Dua poin terakhir adalah mengetaui hakikat Islam dengan memperdalam, mempelajari, dan memahami prinsip, hukum, hal yang dihalalkan, dan hal yang diharamkannya. Serta memgetahui haikat jahiliah sehingga dapat menghindarkan diri dari bahaya dan mudaratnya agar dapat mempersiapkan bekal untuk melawannya.
Lantas, bagaimana karakteristik pergerakan Islam?
Pergerakan islam memiliki ciri jauh dari kekuasaan para penguasa dan politikus, memiliki tahapan dalam langkah-langkahnya, mengutamakan aktivitas dan produktivitas daripada klaim dan propaganda, mengatur nafas yang panjang, nyata dalam aktivitas dan rahasia dalam organisasi, uzlah kejiwaan bukan fisik, bertujuan tidak menghalalkan segala cara.
Tugas pergerakan Islam adalah menyiapkan semua potensi yang memadai untuk menghilangkan pemerintahan taghut. Tugasnya bukanla mencari solusi bagi problem-problem masyarakat jahiliah yang menerapkan hukum selain hukum yang diturunkan oleh Allah. Jika terpaksa berhadapan dengan problem-problem tersebut, tugas pergerakan islam adalah menyingkap kebobrokan sistem menegaskan kebatilannya, bukan membantu tatanan tersebut tetap berkuasa alih-alih memperbaikinya.

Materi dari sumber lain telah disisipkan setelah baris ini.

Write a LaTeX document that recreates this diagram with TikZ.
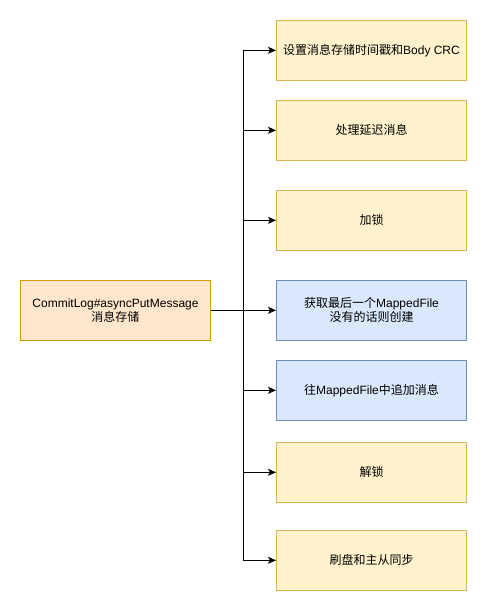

Di akhir buku, kita akan bersama-sama diajak untuk menghayati doa Rabithah sebagai penutup majelis ilmu yang telah disampaikan secara indah ketika kita melakukan perjalanan bersama menelusuri bulir-bulir hidayah dalam buku ini. Semoga Saudara yang membaca resensi ini menjadi tertarik untuk lebih lanjut mempelajari buku tersebut, karena intisari yang terkandung tidak sanggup saya tuliskan hanya dalam resensi singkat ini. Semoga bermanfaat.